Raw data start
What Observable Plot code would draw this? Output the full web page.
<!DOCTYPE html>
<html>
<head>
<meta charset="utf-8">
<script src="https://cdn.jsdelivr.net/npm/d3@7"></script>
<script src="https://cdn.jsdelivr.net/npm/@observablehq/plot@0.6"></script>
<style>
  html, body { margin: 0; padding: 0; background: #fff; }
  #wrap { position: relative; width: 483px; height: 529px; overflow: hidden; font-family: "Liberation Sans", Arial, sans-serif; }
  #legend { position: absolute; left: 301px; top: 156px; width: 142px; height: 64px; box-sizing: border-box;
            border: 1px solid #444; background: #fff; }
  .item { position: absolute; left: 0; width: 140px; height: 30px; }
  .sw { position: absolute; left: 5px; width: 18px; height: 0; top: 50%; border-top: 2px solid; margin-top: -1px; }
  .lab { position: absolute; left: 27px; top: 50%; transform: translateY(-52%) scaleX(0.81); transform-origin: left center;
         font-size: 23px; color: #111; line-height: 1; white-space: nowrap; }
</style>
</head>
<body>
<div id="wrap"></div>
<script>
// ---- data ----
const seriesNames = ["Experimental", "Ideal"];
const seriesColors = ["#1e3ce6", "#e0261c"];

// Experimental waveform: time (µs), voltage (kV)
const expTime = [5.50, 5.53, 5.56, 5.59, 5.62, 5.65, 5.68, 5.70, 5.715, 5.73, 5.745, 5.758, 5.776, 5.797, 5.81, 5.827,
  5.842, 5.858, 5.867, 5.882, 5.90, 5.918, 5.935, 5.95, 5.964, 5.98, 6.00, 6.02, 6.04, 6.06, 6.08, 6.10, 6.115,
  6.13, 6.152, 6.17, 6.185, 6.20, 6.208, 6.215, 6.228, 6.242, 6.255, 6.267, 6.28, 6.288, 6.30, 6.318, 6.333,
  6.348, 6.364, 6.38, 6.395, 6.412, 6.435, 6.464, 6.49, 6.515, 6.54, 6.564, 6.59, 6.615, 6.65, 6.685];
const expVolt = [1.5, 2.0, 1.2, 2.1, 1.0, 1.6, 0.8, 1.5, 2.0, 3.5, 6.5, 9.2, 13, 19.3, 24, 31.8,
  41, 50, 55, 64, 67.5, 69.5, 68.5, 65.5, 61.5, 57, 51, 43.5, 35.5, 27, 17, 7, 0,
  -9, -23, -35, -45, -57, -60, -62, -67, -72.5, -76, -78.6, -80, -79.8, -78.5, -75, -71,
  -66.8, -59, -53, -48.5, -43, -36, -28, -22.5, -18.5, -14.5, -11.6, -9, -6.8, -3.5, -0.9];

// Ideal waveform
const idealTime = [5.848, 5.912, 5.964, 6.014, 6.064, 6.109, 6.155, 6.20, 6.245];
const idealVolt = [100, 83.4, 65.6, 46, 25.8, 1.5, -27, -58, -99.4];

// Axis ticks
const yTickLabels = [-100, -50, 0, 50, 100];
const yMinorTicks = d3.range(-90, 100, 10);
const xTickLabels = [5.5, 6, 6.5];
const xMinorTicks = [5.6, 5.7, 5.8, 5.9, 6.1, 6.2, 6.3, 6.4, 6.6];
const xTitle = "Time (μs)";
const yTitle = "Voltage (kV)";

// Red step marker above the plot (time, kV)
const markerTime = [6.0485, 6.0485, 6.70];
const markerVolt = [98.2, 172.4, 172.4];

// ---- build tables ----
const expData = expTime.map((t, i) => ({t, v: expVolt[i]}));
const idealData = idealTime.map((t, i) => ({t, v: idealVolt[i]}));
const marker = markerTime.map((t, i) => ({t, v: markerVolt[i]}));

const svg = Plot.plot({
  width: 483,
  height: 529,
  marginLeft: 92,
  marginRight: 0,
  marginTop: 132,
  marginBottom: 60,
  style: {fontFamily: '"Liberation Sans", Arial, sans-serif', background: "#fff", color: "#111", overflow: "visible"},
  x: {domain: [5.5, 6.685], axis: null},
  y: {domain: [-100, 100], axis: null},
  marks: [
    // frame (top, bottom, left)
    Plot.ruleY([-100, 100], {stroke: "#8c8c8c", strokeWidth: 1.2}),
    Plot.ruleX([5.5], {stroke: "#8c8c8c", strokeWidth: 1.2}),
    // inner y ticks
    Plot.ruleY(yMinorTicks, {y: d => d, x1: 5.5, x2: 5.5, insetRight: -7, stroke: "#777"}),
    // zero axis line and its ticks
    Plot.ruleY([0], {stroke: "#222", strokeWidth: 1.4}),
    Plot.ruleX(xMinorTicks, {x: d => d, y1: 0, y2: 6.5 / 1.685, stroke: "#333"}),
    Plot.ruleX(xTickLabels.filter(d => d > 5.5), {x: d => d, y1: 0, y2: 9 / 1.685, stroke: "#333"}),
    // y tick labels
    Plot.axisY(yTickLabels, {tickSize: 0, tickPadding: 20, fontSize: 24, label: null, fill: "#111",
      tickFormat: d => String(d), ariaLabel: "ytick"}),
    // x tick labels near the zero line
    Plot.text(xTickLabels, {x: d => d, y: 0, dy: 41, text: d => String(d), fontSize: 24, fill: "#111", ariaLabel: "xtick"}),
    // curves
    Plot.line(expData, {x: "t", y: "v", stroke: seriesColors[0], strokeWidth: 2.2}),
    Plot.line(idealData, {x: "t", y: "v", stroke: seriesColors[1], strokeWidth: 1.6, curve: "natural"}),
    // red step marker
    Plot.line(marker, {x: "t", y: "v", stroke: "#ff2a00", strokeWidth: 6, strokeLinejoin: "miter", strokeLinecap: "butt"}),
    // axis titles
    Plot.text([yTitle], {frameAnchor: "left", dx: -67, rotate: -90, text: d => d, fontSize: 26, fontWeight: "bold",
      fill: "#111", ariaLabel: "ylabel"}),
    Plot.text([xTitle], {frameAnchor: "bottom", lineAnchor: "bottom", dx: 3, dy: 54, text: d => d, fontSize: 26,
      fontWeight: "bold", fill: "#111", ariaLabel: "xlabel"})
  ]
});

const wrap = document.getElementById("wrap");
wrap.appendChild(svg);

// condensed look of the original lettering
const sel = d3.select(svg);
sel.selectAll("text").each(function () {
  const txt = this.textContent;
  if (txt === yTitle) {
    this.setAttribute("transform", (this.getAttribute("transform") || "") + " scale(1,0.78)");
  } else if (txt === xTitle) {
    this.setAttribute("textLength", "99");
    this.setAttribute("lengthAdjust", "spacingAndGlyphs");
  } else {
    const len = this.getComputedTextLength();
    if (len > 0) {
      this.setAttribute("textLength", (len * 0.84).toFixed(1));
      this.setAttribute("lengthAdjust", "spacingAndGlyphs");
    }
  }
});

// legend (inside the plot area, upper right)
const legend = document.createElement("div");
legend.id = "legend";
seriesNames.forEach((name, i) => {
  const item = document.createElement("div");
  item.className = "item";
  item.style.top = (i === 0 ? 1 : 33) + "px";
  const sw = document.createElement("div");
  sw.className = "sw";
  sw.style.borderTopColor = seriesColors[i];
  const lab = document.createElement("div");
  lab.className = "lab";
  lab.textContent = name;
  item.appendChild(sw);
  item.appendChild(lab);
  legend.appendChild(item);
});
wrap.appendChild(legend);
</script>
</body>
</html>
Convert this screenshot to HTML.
Raw data end
#### Objective
Output the listing above exactly as it appears.

#### Answer to this task
What Observable Plot code would draw this? Output the full web page.
<!DOCTYPE html>
<html>
<head>
<meta charset="utf-8">
<script src="https://cdn.jsdelivr.net/npm/d3@7"></script>
<script src="https://cdn.jsdelivr.net/npm/@observablehq/plot@0.6"></script>
<style>
  html, body { margin: 0; padding: 0; background: #fff; }
  #wrap { position: relative; width: 483px; height: 529px; overflow: hidden; font-family: "Liberation Sans", Arial, sans-serif; }
  #legend { position: absolute; left: 301px; top: 156px; width: 142px; height: 64px; box-sizing: border-box;
            border: 1px solid #444; background: #fff; }
  .item { position: absolute; left: 0; width: 140px; height: 30px; }
  .sw { position: absolute; left: 5px; width: 18px; height: 0; top: 50%; border-top: 2px solid; margin-top: -1px; }
  .lab { position: absolute; left: 27px; top: 50%; transform: translateY(-52%) scaleX(0.81); transform-origin: left center;
         font-size: 23px; color: #111; line-height: 1; white-space: nowrap; }
</style>
</head>
<body>
<div id="wrap"></div>
<script>
// ---- data ----
const seriesNames = ["Experimental", "Ideal"];
const seriesColors = ["#1e3ce6", "#e0261c"];

// Experimental waveform: time (µs), voltage (kV)
const expTime = [5.50, 5.53, 5.56, 5.59, 5.62, 5.65, 5.68, 5.70, 5.715, 5.73, 5.745, 5.758, 5.776, 5.797, 5.81, 5.827,
  5.842, 5.858, 5.867, 5.882, 5.90, 5.918, 5.935, 5.95, 5.964, 5.98, 6.00, 6.02, 6.04, 6.06, 6.08, 6.10, 6.115,
  6.13, 6.152, 6.17, 6.185, 6.20, 6.208, 6.215, 6.228, 6.242, 6.255, 6.267, 6.28, 6.288, 6.30, 6.318, 6.333,
  6.348, 6.364, 6.38, 6.395, 6.412, 6.435, 6.464, 6.49, 6.515, 6.54, 6.564, 6.59, 6.615, 6.65, 6.685];
const expVolt = [1.5, 2.0, 1.2, 2.1, 1.0, 1.6, 0.8, 1.5, 2.0, 3.5, 6.5, 9.2, 13, 19.3, 24, 31.8,
  41, 50, 55, 64, 67.5, 69.5, 68.5, 65.5, 61.5, 57, 51, 43.5, 35.5, 27, 17, 7, 0,
  -9, -23, -35, -45, -57, -60, -62, -67, -72.5, -76, -78.6, -80, -79.8, -78.5, -75, -71,
  -66.8, -59, -53, -48.5, -43, -36, -28, -22.5, -18.5, -14.5, -11.6, -9, -6.8, -3.5, -0.9];

// Ideal waveform
const idealTime = [5.848, 5.912, 5.964, 6.014, 6.064, 6.109, 6.155, 6.20, 6.245];
const idealVolt = [100, 83.4, 65.6, 46, 25.8, 1.5, -27, -58, -99.4];

// Axis ticks
const yTickLabels = [-100, -50, 0, 50, 100];
const yMinorTicks = d3.range(-90, 100, 10);
const xTickLabels = [5.5, 6, 6.5];
const xMinorTicks = [5.6, 5.7, 5.8, 5.9, 6.1, 6.2, 6.3, 6.4, 6.6];
const xTitle = "Time (μs)";
const yTitle = "Voltage (kV)";

// Red step marker above the plot (time, kV)
const markerTime = [6.0485, 6.0485, 6.70];
const markerVolt = [98.2, 172.4, 172.4];

// ---- build tables ----
const expData = expTime.map((t, i) => ({t, v: expVolt[i]}));
const idealData = idealTime.map((t, i) => ({t, v: idealVolt[i]}));
const marker = markerTime.map((t, i) => ({t, v: markerVolt[i]}));

const svg = Plot.plot({
  width: 483,
  height: 529,
  marginLeft: 92,
  marginRight: 0,
  marginTop: 132,
  marginBottom: 60,
  style: {fontFamily: '"Liberation Sans", Arial, sans-serif', background: "#fff", color: "#111", overflow: "visible"},
  x: {domain: [5.5, 6.685], axis: null},
  y: {domain: [-100, 100], axis: null},
  marks: [
    // frame (top, bottom, left)
    Plot.ruleY([-100, 100], {stroke: "#8c8c8c", strokeWidth: 1.2}),
    Plot.ruleX([5.5], {stroke: "#8c8c8c", strokeWidth: 1.2}),
    // inner y ticks
    Plot.ruleY(yMinorTicks, {y: d => d, x1: 5.5, x2: 5.5, insetRight: -7, stroke: "#777"}),
    // zero axis line and its ticks
    Plot.ruleY([0], {stroke: "#222", strokeWidth: 1.4}),
    Plot.ruleX(xMinorTicks, {x: d => d, y1: 0, y2: 6.5 / 1.685, stroke: "#333"}),
    Plot.ruleX(xTickLabels.filter(d => d > 5.5), {x: d => d, y1: 0, y2: 9 / 1.685, stroke: "#333"}),
    // y tick labels
    Plot.axisY(yTickLabels, {tickSize: 0, tickPadding: 20, fontSize: 24, label: null, fill: "#111",
      tickFormat: d => String(d), ariaLabel: "ytick"}),
    // x tick labels near the zero line
    Plot.text(xTickLabels, {x: d => d, y: 0, dy: 41, text: d => String(d), fontSize: 24, fill: "#111", ariaLabel: "xtick"}),
    // curves
    Plot.line(expData, {x: "t", y: "v", stroke: seriesColors[0], strokeWidth: 2.2}),
    Plot.line(idealData, {x: "t", y: "v", stroke: seriesColors[1], strokeWidth: 1.6, curve: "natural"}),
    // red step marker
    Plot.line(marker, {x: "t", y: "v", stroke: "#ff2a00", strokeWidth: 6, strokeLinejoin: "miter", strokeLinecap: "butt"}),
    // axis titles
    Plot.text([yTitle], {frameAnchor: "left", dx: -67, rotate: -90, text: d => d, fontSize: 26, fontWeight: "bold",
      fill: "#111", ariaLabel: "ylabel"}),
    Plot.text([xTitle], {frameAnchor: "bottom", lineAnchor: "bottom", dx: 3, dy: 54, text: d => d, fontSize: 26,
      fontWeight: "bold", fill: "#111", ariaLabel: "xlabel"})
  ]
});

const wrap = document.getElementById("wrap");
wrap.appendChild(svg);

// condensed look of the original lettering
const sel = d3.select(svg);
sel.selectAll("text").each(function () {
  const txt = this.textContent;
  if (txt === yTitle) {
    this.setAttribute("transform", (this.getAttribute("transform") || "") + " scale(1,0.78)");
  } else if (txt === xTitle) {
    this.setAttribute("textLength", "99");
    this.setAttribute("lengthAdjust", "spacingAndGlyphs");
  } else {
    const len = this.getComputedTextLength();
    if (len > 0) {
      this.setAttribute("textLength", (len * 0.84).toFixed(1));
      this.setAttribute("lengthAdjust", "spacingAndGlyphs");
    }
  }
});

// legend (inside the plot area, upper right)
const legend = document.createElement("div");
legend.id = "legend";
seriesNames.forEach((name, i) => {
  const item = document.createElement("div");
  item.className = "item";
  item.style.top = (i === 0 ? 1 : 33) + "px";
  const sw = document.createElement("div");
  sw.className = "sw";
  sw.style.borderTopColor = seriesColors[i];
  const lab = document.createElement("div");
  lab.className = "lab";
  lab.textContent = name;
  item.appendChild(sw);
  item.appendChild(lab);
  legend.appendChild(item);
});
wrap.appendChild(legend);
</script>
</body>
</html>
Convert this screenshot to HTML.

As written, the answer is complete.